This Week in Texas Methodist History April 4
A Personal Reflection on the Anniversary of Dr. King’s Assassination
I began this weekly blog in January 2006 and for the most part have avoided personal stories. I have included some in footnotes as I did last week.
Today, this Easter Sunday, I am thinking about one of the most traumatic days in my life and the life of this country, the assassination of Dr. Martin Luther King, Jr., on Thursday, April 4, 1968. The sadness still lingers fifty-three years later. I, and many members of my generation, had been thrilled and inspired by the courage of the non-violent civil rights struggle of the 1960s of which Dr. King was the most prominent spokesperson. As adolescents, we were forming the value systems that would guide our lives, and seeing such courage against such violent opposition had a huge impact upon us.
One reason the sadness continues is that we naively believed that the progress toward full dignity for all people of all races would continue, but events of the recent past show that progress toward full civil rights is being reversed. Legislatures in 43 states are considering bills that seek to limit voting participation for minority groups. Remember that voting rights were the linchpin of the 1960s campaigns. Overtly racist political campaigns have been successful, and the result has been the lifetime appointment of judges resistant to even the idea of using courts to promote racial equality.
In April, 1968 I was a junior at Southwestern University. As part of my meditation on Dr. King’s assassination, I re-read the student newspaper, the Megaphone, for April 1968 to help me remember the event.
The April 5 issue of the Megaphone covered the assassination on page 1, but the lead article was about the speaking appearance of Senator John Tower later that night. Senator Tower was an alumnus, who had been elected as the first Republican senator from Texas of the modern era.

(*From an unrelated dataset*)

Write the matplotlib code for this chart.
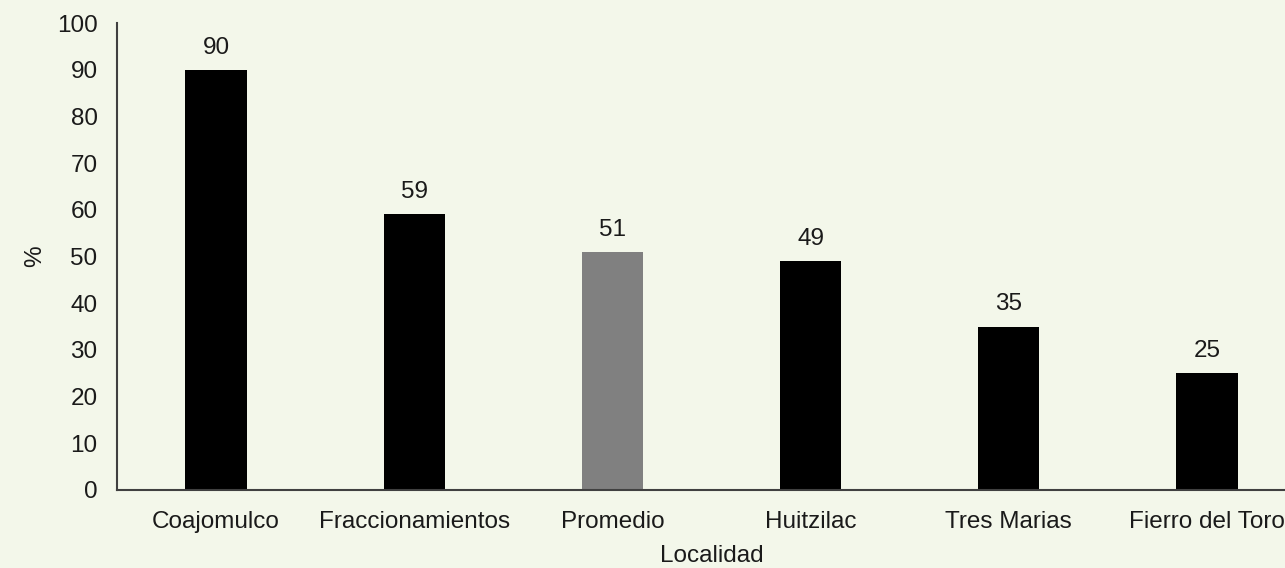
import matplotlib
matplotlib.use("Agg")
import matplotlib.pyplot as plt

categories = ["Coajomulco", "Fraccionamientos", "Promedio", "Huitzilac", "Tres Marias", "Fierro del Toro"]
values = [90, 59, 51, 49, 35, 25]
colors = ["#000000", "#000000", "#808080", "#000000", "#000000", "#000000"]
yticks = [0, 10, 20, 30, 40, 50, 60, 70, 80, 90, 100]

plt.rcParams['font.family'] = ['Liberation Sans', 'DejaVu Sans']
bg = "#f3f7ea"
fs = 17.5
fig = plt.figure(figsize=(12.85, 5.68), dpi=100, facecolor=bg)
ax = fig.add_axes([117/1285, 1-490/568, (1306-117)/1285, (490-23)/568], facecolor=bg)

x = list(range(len(categories)))
bars = ax.bar(x, values, width=0.31, color=colors)
for xi, v in zip(x, values):
    ax.annotate(str(v), (xi, v), xytext=(0, 8), textcoords="offset points",
                ha="center", va="bottom", fontsize=fs, color="#1a1a1a")

ax.set_xlim(-0.5, len(categories) - 0.5)
ax.set_ylim(0, 100)
ax.set_yticks(yticks)
ax.set_xticks(x)
ax.set_xticklabels(categories)
ax.tick_params(axis='both', length=0, labelsize=fs, labelcolor="#1a1a1a")
ax.tick_params(axis='x', pad=15)
ax.tick_params(axis='y', pad=14)
for s in ["top", "right"]:
    ax.spines[s].set_visible(False)
for s in ["left", "bottom"]:
    ax.spines[s].set_color("#404040")
    ax.spines[s].set_linewidth(1.5)
ax.set_xlabel("Localidad", fontsize=fs, color="#1a1a1a", labelpad=9)
ax.set_ylabel("%", fontsize=fs, color="#1a1a1a", labelpad=8)

fig.savefig("out.png", dpi=100, facecolor=bg)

In 1968 there was speculation that when Richard Nixon won the Republican nomination for president, he would choose Tower as his running mate.
The April 19 issue of the Megaphone summarized the speech. Tower mentioned the assassination and denounced it as “cowardly and irrational” act but also distanced himself from Dr. King’s campaign for equal rights. Nixon, and the Republican Party, were already pursuing the “Southern Strategy” of playing up racial divisions for political gain.
The April 5 issue was full of other political news. My roommate wrote an editorial welcoming Lyndon Johnson back home to Texas (LBJ had just announced he was noting running for reelection.).
The editorial presented LBJ as a man who tried very hard but was unappreciated. The student newspaper weighed in on the candidates for the Democratic nominee for Governor of Texas and chose Eugene Locke. (He didn’t win, but the night of the primary, I rode with him in the elevator of an Austin hotel. His “victory party” and a formal dance I was attending were in the same hotel.)
Re-reading the Megaphone, I found that I had also supervised an election. I was the outgoing president of the Men’s Residence Hall Council and had just conducted the election for my replacement.
The most vivid memory comes not from April 4, but from April 9. That was the day of Dr. King’s funeral. It was also the start of Easter break so the campus was deserted---almost deserted. I was still there because I had a campus job. I maintained the switchboard at one of the residence halls. There was one telephone for the entire dorm. I would answer the phone and then buzz the room of the person being called, who would then have to come down to the lobby to talk. There was only one television for the entire dorm complex, also in the lobby. I was scheduled to work on April 9 even though I knew all the residents would be gone for Easter. I looked forward to a quiet day.
I had the television on and was watching the funeral. An African American woman who was part of the custodial staff also watched. My vivid memory is the two of us in the empty dorm both with tears streaming down our faces as we watched the services for our hero.